[Exercise goal]: Only the lines from the one with "Reproduce this chart" to the one with "Chart.register(...registerables);", both included, should be output, without any images.

[Provided data]:
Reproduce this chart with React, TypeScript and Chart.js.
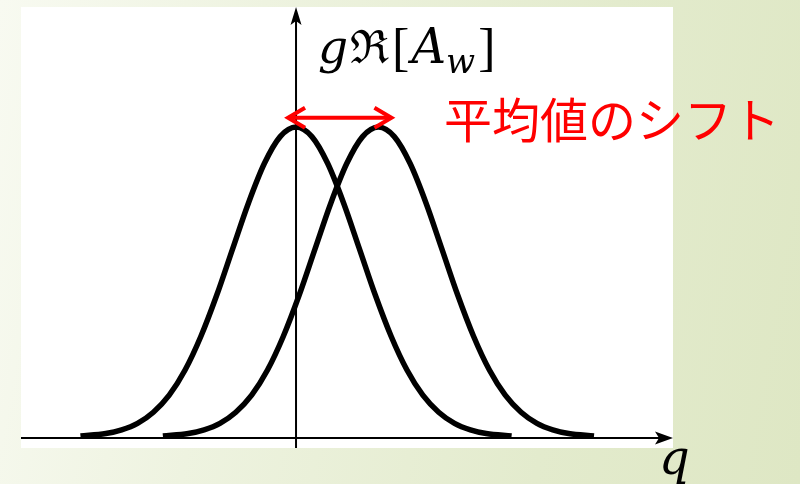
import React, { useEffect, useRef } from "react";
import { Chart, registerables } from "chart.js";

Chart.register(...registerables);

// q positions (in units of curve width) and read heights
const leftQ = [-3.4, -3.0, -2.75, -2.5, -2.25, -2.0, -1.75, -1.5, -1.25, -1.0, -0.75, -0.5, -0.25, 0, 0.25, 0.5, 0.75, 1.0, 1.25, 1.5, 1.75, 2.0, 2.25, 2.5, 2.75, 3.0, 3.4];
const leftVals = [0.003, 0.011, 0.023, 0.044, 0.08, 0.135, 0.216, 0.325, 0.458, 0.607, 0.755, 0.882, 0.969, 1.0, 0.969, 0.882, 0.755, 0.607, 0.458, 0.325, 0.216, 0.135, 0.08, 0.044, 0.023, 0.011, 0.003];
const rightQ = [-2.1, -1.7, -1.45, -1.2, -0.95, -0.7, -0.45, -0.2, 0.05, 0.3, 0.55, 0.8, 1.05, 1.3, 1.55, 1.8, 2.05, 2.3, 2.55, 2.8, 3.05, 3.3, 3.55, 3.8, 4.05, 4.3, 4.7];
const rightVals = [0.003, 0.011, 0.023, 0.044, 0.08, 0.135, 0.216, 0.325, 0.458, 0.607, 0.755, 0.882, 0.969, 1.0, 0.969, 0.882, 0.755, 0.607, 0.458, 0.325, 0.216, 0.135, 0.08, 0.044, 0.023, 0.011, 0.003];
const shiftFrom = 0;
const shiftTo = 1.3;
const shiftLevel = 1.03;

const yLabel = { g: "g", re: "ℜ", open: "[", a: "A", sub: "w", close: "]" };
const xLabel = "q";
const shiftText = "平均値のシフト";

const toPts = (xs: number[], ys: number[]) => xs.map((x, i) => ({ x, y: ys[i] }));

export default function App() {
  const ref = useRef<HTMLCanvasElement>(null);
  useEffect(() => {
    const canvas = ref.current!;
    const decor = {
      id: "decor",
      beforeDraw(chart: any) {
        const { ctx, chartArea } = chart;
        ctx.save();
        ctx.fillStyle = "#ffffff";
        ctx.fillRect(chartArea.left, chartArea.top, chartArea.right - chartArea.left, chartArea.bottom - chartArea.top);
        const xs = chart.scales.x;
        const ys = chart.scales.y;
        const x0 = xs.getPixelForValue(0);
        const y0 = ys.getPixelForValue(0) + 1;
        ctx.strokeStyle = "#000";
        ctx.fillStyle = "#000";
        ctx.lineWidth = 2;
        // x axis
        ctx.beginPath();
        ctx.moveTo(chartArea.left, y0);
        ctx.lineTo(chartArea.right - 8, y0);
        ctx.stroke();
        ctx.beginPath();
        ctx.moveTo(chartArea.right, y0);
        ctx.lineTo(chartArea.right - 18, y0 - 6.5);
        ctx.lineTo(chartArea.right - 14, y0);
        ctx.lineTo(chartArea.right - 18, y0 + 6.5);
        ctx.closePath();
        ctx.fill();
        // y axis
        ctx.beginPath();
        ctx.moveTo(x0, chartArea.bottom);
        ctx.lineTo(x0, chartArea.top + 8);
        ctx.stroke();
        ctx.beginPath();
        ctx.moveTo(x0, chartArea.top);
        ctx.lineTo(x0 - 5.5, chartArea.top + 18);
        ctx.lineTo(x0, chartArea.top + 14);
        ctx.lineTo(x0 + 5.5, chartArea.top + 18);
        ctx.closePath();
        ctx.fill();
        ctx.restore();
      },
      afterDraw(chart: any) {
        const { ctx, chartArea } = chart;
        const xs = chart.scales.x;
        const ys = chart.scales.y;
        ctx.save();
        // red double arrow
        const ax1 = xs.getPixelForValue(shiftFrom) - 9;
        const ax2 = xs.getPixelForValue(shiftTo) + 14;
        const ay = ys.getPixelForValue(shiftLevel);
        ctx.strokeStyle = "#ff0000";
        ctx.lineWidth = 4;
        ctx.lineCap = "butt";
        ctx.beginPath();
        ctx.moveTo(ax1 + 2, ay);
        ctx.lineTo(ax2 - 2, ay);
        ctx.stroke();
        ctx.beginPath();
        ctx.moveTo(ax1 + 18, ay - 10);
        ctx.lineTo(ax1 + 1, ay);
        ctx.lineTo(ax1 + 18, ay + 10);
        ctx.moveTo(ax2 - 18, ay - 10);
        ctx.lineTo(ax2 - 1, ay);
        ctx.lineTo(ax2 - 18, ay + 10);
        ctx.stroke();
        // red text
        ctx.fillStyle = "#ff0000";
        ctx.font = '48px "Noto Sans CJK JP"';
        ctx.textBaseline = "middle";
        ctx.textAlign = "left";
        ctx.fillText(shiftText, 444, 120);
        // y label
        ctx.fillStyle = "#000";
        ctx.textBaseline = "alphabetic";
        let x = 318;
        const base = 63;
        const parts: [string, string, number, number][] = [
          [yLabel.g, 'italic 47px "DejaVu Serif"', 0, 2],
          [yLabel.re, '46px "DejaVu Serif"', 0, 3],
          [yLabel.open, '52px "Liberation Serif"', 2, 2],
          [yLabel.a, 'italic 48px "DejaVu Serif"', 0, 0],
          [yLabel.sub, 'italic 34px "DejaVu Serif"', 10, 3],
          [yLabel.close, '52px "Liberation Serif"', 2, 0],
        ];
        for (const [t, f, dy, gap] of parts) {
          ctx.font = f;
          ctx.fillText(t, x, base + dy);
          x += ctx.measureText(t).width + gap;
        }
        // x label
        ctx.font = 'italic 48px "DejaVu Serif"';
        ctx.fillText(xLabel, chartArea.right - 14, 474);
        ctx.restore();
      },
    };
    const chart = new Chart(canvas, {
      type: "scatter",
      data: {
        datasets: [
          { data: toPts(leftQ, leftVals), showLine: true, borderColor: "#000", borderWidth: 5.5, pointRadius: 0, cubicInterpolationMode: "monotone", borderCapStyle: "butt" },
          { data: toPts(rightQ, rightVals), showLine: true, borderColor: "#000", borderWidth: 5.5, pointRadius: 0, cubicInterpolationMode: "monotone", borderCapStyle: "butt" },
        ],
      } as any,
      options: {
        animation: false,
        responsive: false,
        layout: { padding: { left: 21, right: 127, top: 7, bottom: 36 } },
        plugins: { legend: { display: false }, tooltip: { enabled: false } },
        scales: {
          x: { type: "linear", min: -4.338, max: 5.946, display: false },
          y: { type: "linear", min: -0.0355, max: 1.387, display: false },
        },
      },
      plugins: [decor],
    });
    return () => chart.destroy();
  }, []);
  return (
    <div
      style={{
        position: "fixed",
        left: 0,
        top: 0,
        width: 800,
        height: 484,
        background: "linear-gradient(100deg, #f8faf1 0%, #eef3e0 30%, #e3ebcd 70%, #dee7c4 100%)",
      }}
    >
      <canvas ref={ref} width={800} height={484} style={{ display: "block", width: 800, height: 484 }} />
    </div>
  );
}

* * *

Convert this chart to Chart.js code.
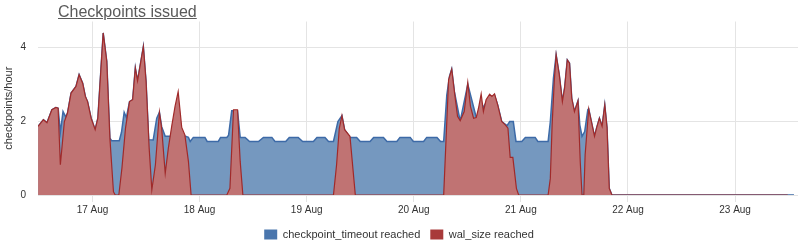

[Answer below]:
Reproduce this chart with React, TypeScript and Chart.js.
import React, { useEffect, useRef } from "react";
import { Chart, registerables } from "chart.js";

Chart.register(...registerables);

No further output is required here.